Gas is a vital part of the electricity generation market and as such it helps to determine electricity price on the east coast.

Prices in the eastern states have soared in recent years since the region was linked into the Asian LNG market through Queensland’s export plants, which have trebled demand for gas on the east coast.

Gas prices lifted into the back end of May as the cold snap came through, however overall May prices were lower than April. This is most likely the result of the conclusion of Longford gas plant maintenance combined with a very late end to summer.

Gas prices in the Brisbane Short Term Trading Market (STTM) were marginally higher in Q219 relative to Q218, averaging $8.72/GJ. There was no material change in volumes traded through the STTM.

Sydney Q219 average STTM price was $9.79/GJ, which was $1.26/GJ higher than the Q218 average price. Prices during Q219 were highest at the beginning of the month.

Adelaide Q219 average STTM price was $10.45/GJ which was $2.29/GJ higher than the Q218 average price. Sustained higher prices as well as a spike during June contributed to the higher average price.

Victoria Q219 average gas price was $9.54/GJ which was $1.36/GJ higher than the Q218 average price. Prices were higher earlier in the quarter, then converged in May. In late June gas prices softened, potentially on the back of less demand from electricity generators due to high wind.
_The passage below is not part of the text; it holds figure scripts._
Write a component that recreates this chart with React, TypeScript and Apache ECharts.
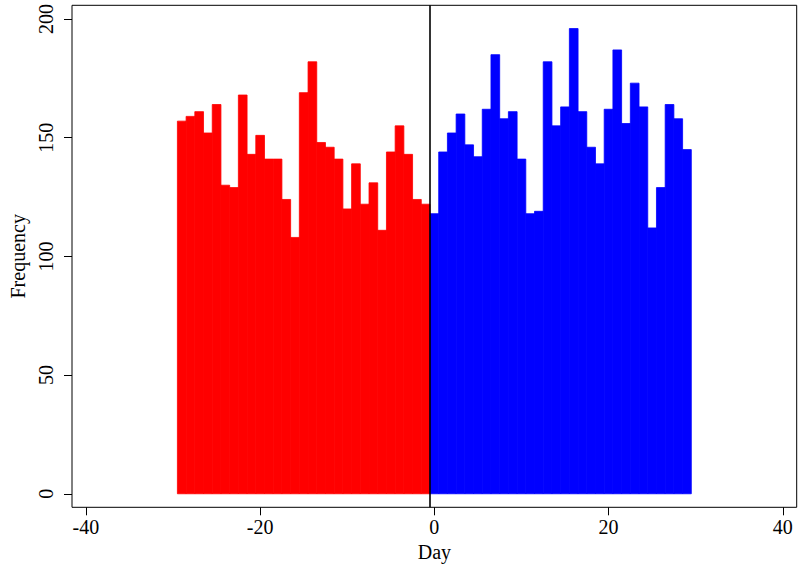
import React, { useEffect, useRef } from "react";
import * as echarts from "echarts";

// Days (bin centres) and frequencies
const redDays: number[] = [-29, -28, -27, -26, -25, -24, -23, -22, -21, -20, -19, -18, -17, -16, -15, -14, -13, -12, -11, -10, -9, -8, -7, -6, -5, -4, -3, -2, -1];
const redFreq: number[] = [157, 159, 161, 152, 164, 130, 129, 168, 143, 151, 141, 141, 124, 108, 169, 182, 148, 146, 141, 120, 139, 122, 131, 111, 144, 155, 143, 124, 122];
const blueDays: number[] = [0, 1, 2, 3, 4, 5, 6, 7, 8, 9, 10, 11, 12, 13, 14, 15, 16, 17, 18, 19, 20, 21, 22, 23, 24, 25, 26, 27, 28, 29];
const blueFreq: number[] = [118, 144, 152, 160, 147, 142, 162, 185, 158, 161, 141, 118, 119, 182, 155, 163, 196, 161, 146, 139, 162, 187, 156, 173, 163, 112, 129, 164, 158, 145];
const xTicks: number[] = [-40, -20, 0, 20, 40];
const yTicks: number[] = [0, 50, 100, 150, 200];
const cutoff = -0.5;
const binWidth = 1;

const FONT = "Liberation Serif";

function histSeries(days: number[], freq: number[], color: string, extra: any = {}) {
  return {
    type: "custom",
    data: days.map((d, i) => [d, freq[i]]),
    renderItem: (params: any, api: any) => {
      const d = api.value(0);
      const v = api.value(1);
      const p0 = api.coord([d - binWidth / 2, v]);
      const p1 = api.coord([d + binWidth / 2, 0]);
      return {
        type: "rect",
        shape: { x: p0[0], y: p0[1], width: p1[0] - p0[0], height: p1[1] - p0[1] },
        style: { fill: color, stroke: color, lineWidth: 0.8 },
      };
    },
    encode: { x: 0, y: 1 },
    ...extra,
  };
}

export default function App() {
  const ref = useRef<HTMLDivElement>(null);
  useEffect(() => {
    if (!ref.current) return;
    const chart = echarts.init(ref.current, undefined, { renderer: "svg" });
    chart.setOption({
      animation: false,
      backgroundColor: "#ffffff",
      textStyle: { fontFamily: FONT, color: "#000" },
      grid: {
        left: 68,
        top: 5.3,
        right: 1.3,
        bottom: 568 - 507.3,
        show: true,
        borderColor: "#000",
        borderWidth: 1,
        backgroundColor: "transparent",
        containLabel: false,
      },
      xAxis: {
        type: "value",
        min: -41.6,
        max: 41.6,
        name: "Day",
        nameLocation: "middle",
        nameGap: 30,
        nameTextStyle: { fontFamily: FONT, fontSize: 20, color: "#000" },
        splitLine: { show: false },
        axisLine: { show: false, onZero: false },
        axisTick: { show: true, length: 8, customValues: xTicks, lineStyle: { color: "#000", width: 1 } },
        axisLabel: { show: true, customValues: xTicks, fontFamily: FONT, fontSize: 20, color: "#000", margin: 10 },
      },
      yAxis: {
        type: "value",
        min: -5.7,
        max: 205.8,
        name: "Frequency",
        nameLocation: "middle",
        nameRotate: 90,
        nameGap: 44,
        nameTextStyle: { fontFamily: FONT, fontSize: 20, color: "#000" },
        splitLine: { show: false },
        axisLine: { show: false, onZero: false },
        axisTick: { show: true, length: 8, customValues: yTicks, lineStyle: { color: "#000", width: 1 } },
        axisLabel: { show: true, customValues: yTicks, rotate: 90, fontFamily: FONT, fontSize: 20, color: "#000", margin: 16 },
      },
      series: [
        histSeries(redDays, redFreq, "#ff0000"),
        histSeries(blueDays, blueFreq, "#0000ff", {
          markLine: {
            silent: true,
            symbol: "none",
            label: { show: false },
            lineStyle: { color: "#000", width: 1.6, type: "solid" },
            data: [{ xAxis: cutoff }],
          },
        }),
      ],
    });
    return () => chart.dispose();
  }, []);
  return (
    <div
      ref={ref}
      style={{ position: "absolute", left: 0, top: 0, width: 798, height: 568 }}
    />
  );
}
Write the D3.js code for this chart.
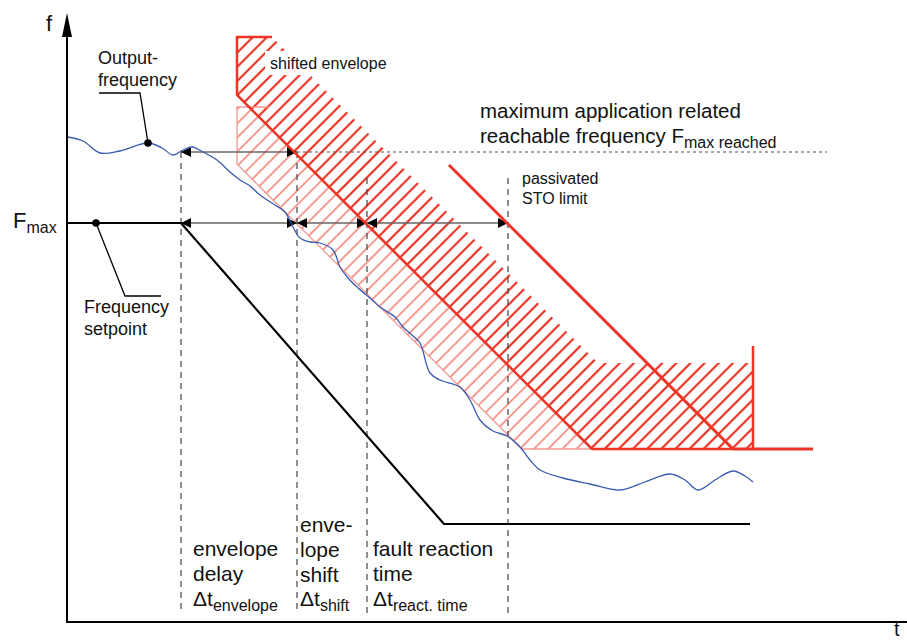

Increasing oversupply in the LNG market has put pressure on the pricing formula typically used in Asian long-term contracts that links the price to crude oil. While this may not be favourable for LNG exporters it is good news for the east coast gas market, resulting in LNG projects pushing their uncontracted coal seam production into domestic markets.

The latest data assembled by independent analyst EnergyQuest shows that Queensland’s LNG exporters are no longer taking in gas from other states. The report indicates that the exporters are strategically avoiding the currently depressed spot market for LNG, leaving them free to sustain east coast demand while meeting their contracted obligations.

Despite ongoing reforms, the east coast gas market is still in a bind, a new gas report by the Australian Competition and Consumer Commission has found. “Progress has been made on repairing it, but it is not fixed,” ACCC chairman Rod Sims said. “The market is still too short of gas and still too tight.”

The ACCC’s Gas Inquiry 2017-20 Interim Report for April 2018 found that while supply conditions and prices have improved since the ACCC forecast a massive gas shortfall of up to 108 petajoules in its last major gas report and prices peaked at $20 a gigajoule early last year, the gas supply market still lacks pricing transparency.

AEMO also called on New South Wales and Victoria to develop existing gas reserves and recommended increasing gas pipeline capacity from Queensland to reduce potential shortages. AEMO went further to blame the potential shortages on New South Wales and Victoria’s ban on gas exploration, and declining Victorian offshore gas fields production.